To trade using a Dragonfly Doji, you need to have a solid trading plan that includes this pattern. First, check if the currency price is generally going down. You can do this by looking for a trendline that shows the direction. Next, find support levels below the current price: these are spots where the price usually stops dropping and could bounce back up.

Once you've marked these support levels, watch for this pattern to appear near them. If it does, that's a good sign to consider buying. After confirming the pattern, you would place a buy order at the opening price of the next candle. To protect yourself from losing too much money, set a stop loss just below the lowest point of the Dragonfly Doji. This way, if the currency price drops too much, it will automatically sell to help minimise your losses. Before you buy, decide how much profit you want to make and set a target just below where the price might struggle to go higher. After you make the trade, watch how the currency price is doing. Watch for signs of it going up or if your stop loss gets triggered.

Remember, while the Dragonfly Doji is helpful for traders, it can sometimes be wrong. Using it along with other tools like RSI or moving averages is recommended. The Relative Strength Index (RSI) is like a mood ring for the market. If the RSI shows that the price is in the 'oversold' region (meaning everyone is feeling negative), and then a Dragonfly Doji appears, it suggests that prices could start to rise again. The Moving Average Convergence Divergence (MACD) is like a scoreboard for momentum. If the MACD line crosses above another line when a Dragonfly Doji shows up, it's another clue that prices might be getting ready to go up.

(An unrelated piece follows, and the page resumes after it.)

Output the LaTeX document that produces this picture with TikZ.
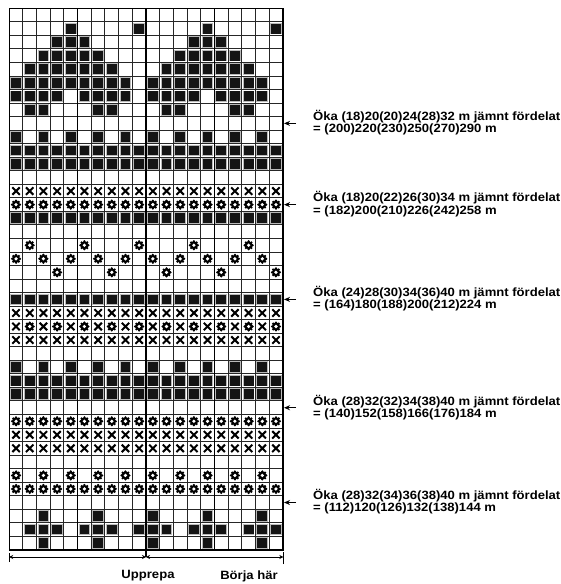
\documentclass[tikz,border=0pt]{standalone}
\usepackage{fontspec}
\newfontfamily\lblfont{Liberation Sans}[FakeStretch=1.09]
\usetikzlibrary{arrows.meta}
\begin{document}
\begin{tikzpicture}[x=1pt,y=-1pt]
\useasboundingbox (0,0) rectangle (561,584);
\def\cw{13.68}\def\ch{13.54}\def\gx{9.2}\def\gy{8.3}
\tikzset{
  bsq/.pic={\fill[gray!55] (-5.8,-5.8) rectangle (5.8,5.8); \fill[black!92] (-4.9,-4.9) rectangle (4.9,4.9);},
  xsym/.pic={\draw[line width=2pt] (-3.7,-3.7)--(3.7,3.7) (-3.7,3.7)--(3.7,-3.7);},
  fsym/.pic={\fill (0,0) circle (4); \foreach \a in {0,45,...,315} \fill (\a:3.9) circle (1.3); \fill[white] (0,0) circle (1.8);},
  gridline/.style={line width=1pt, black!85},
  lbl/.style={font=\lblfont\bfseries\fontsize{12}{10.5}\selectfont, align=left, anchor=west, inner sep=0pt},
  btxt/.style={font=\lblfont\bfseries\fontsize{12}{12}\selectfont, inner sep=0pt},
  arr/.style={line width=1pt, -{Stealth[length=6pt,width=5pt]}},
  dim/.style={line width=0.8pt, {Stealth[length=4pt,width=4pt]}-{Stealth[length=4pt,width=4pt]}}
}
% grid lines
\foreach \i in {0,...,40} \draw[gridline] (\gx,\gy+\i*\ch) -- (\gx+20*\cw,\gy+\i*\ch);
\foreach \j in {0,...,20} \draw[gridline] (\gx+\j*\cw,\gy) -- (\gx+\j*\cw,\gy+40*\ch);
\foreach \j in {5,15} \draw[line width=1.5pt] (\gx+\j*\cw,\gy) -- (\gx+\j*\cw,\gy+40*\ch);
\draw[line width=1.4pt] (\gx,\gy) rectangle (\gx+20*\cw,\gy+40*\ch);
\draw[line width=2pt] (\gx+10*\cw,\gy) -- (\gx+10*\cw,557);
% black squares
\foreach \r/\cl in {
  2/{5,10,15,20},
  3/{4,5,6,14,15,16},
  4/{3,4,5,6,7,13,14,15,16,17},
  5/{2,3,4,5,6,7,8,12,13,14,15,16,17,18},
  6/{1,2,3,4,5,6,7,8,9,11,12,13,14,15,16,17,18,19},
  7/{1,2,3,4,6,7,8,9,11,12,13,14,16,17,18,19},
  8/{2,3,7,8,12,13,17,18},
  10/{1,3,5,7,9,11,13,15,17,19},
  11/{1,...,20}, 12/{1,...,20}, 16/{1,...,20}, 22/{1,...,20},
  27/{1,3,5,7,9,11,13,15,17,19},
  28/{1,...,20}, 29/{1,...,20},
  38/{3,7,11,15,19},
  39/{2,3,4,6,7,8,10,11,12,14,15,16,18,19,20},
  40/{3,7,11,15,19}}
  \foreach \c in \cl \pic at (\gx+\c*\cw-0.5*\cw,\gy+\r*\ch-0.5*\ch) {bsq};
% crosses
\foreach \r/\cl in {
  14/{1,...,20}, 23/{1,...,20}, 25/{1,...,20}, 32/{1,...,20}, 33/{1,...,20},
  24/{1,3,5,7,9,11,13,15,17,19}}
  \foreach \c in \cl \pic at (\gx+\c*\cw-0.5*\cw,\gy+\r*\ch-0.5*\ch) {xsym};
% flowers
\foreach \r/\cl in {
  15/{1,...,20}, 31/{1,...,20}, 36/{1,...,20},
  18/{2,6,10,14,18},
  19/{1,3,5,7,9,11,13,15,17,19},
  20/{4,8,12,16,20},
  24/{2,4,6,8,10,12,14,16,18,20},
  35/{1,3,5,7,9,11,13,15,17,19}}
  \foreach \c in \cl \pic at (\gx+\c*\cw-0.5*\cw,\gy+\r*\ch-0.5*\ch) {fsym};
% labels with arrows
\foreach \r/\ta/\tb [count=\k] in {
  9/{Öka (18)20(20)24(28)32 m jämnt fördelat}/{= (200)220(230)250(270)290 m},
  15/{Öka (18)20(22)26(30)34 m jämnt fördelat}/{= (182)200(210)226(242)258 m},
  22/{Öka (24)28(30)34(36)40 m jämnt fördelat}/{= (164)180(188)200(212)224 m},
  30/{Öka (28)32(32)34(38)40 m jämnt fördelat}/{= (140)152(158)166(176)184 m},
  37/{Öka (28)32(34)36(38)40 m jämnt fördelat}/{= (112)120(126)132(138)144 m}}
{
  \node[lbl] (L\k) at (313,\gy+\r*\ch-0.5*\ch-0.5) {\ta\\\tb};
  \coordinate (A\k) at (296,\gy+\r*\ch-0.5*\ch);
  \coordinate (G\k) at (\gx+20*\cw+1.2,\gy+\r*\ch-0.5*\ch);
  \draw[arr] (A\k) -- (G\k);
}
% bottom dimension line
\coordinate (BL) at (\gx,557);
\coordinate (BC) at (\gx+10*\cw,557);
\coordinate (BR) at (\gx+20*\cw+0.5,557);
\draw[dim] (BL) -- (BC);
\draw[dim] (BC) -- (BR);
\draw[line width=0.9pt] ([yshift=-5pt]BL) -- ([yshift=4pt]BL);
\draw[line width=1.2pt] ([yshift=-7pt]BR) -- ([yshift=5pt]BR);
\node[btxt] (up) at (148,576) {Upprepa};
\node[btxt] (bh) at (249,576) {Börja här};
\end{tikzpicture}
\end{document}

The best time to trade with a Dragonfly Doji is after a slight drop in a generally rising trend.

Final thoughts

  • The Dragonfly Doji candlestick is a specific candle pattern on currency charts.
  • It has a long wick below it (called a shadow) and almost no or a small wick above, which shows that buyers are starting to take control after a price drop.
  • It appears after prices have been bearish and suggests that the bearish pullback is ending and the bullish trend is resuming.
  • To make your analysis more accurate, you should use different tools, such as moving averages, MACD, and RSI.
  • Remember that this pattern doesn’t work 100% of the time, so traders must be careful when trading it alone.